Investigating Volume 1:

# What does it mean to take up space?

## 2. Order objects by space

Small Groups 15 Mins Notebook

This is the heart of the investigation, where students put objects in order according to volume, here expressed as “the amount of space they take up.” Four objects are provided — three cubes and the plastic modeling clay — others students must imagine (three fruits).

Note:  The cubes are a test to see whether students can separate volume from weight. Since the cubes are the same size, they should be set side by side, but some students may still be seduced by weight. Do some think the heavier copper cube takes up more space than the pine cube? If so, recall their earlier observations about “heavy for size” and “light for size.”

These students are uncertain where to put the two cubes. They are the same size, but have different weights. Where should they go?

Give each group the three cubes and the plastic modeling clay to put in a line according to the amount of space they take up. The task will be straightforward unless the students become sidetracked by weight. Do they heft the objects to compare their weights? Do they talk about “heavier” and “lighter”? If so, remind them they are not comparing weight anymore. Tell them that they should be using their eyes and not their sense of felt weight to order things by how “much space they take up.”

As students finish, have them draw the four objects, in order, in their notebooks, labeling each object. If there is more than one opinion about the order, each student can record the order that seems correct.
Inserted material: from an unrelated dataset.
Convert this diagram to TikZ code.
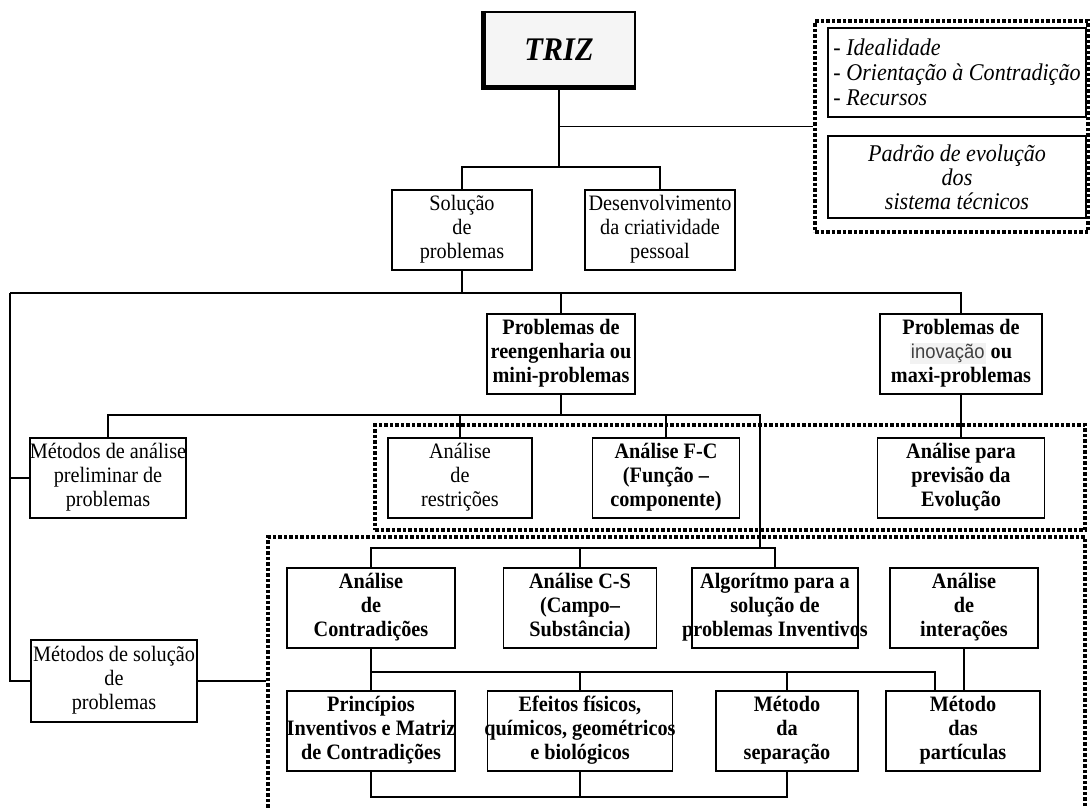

As a group finishes ask each student to think of three pieces of fruit: one that takes up a lot of space, one that takes up very little space, and one in between. Have students draw and label the three pieces of fruit in their notebooks. This thought experiment is a higher–order exercise, requiring students to consider volume without handling the objects. If they need help, perhaps suggest that they model the fruit in the air with their hands.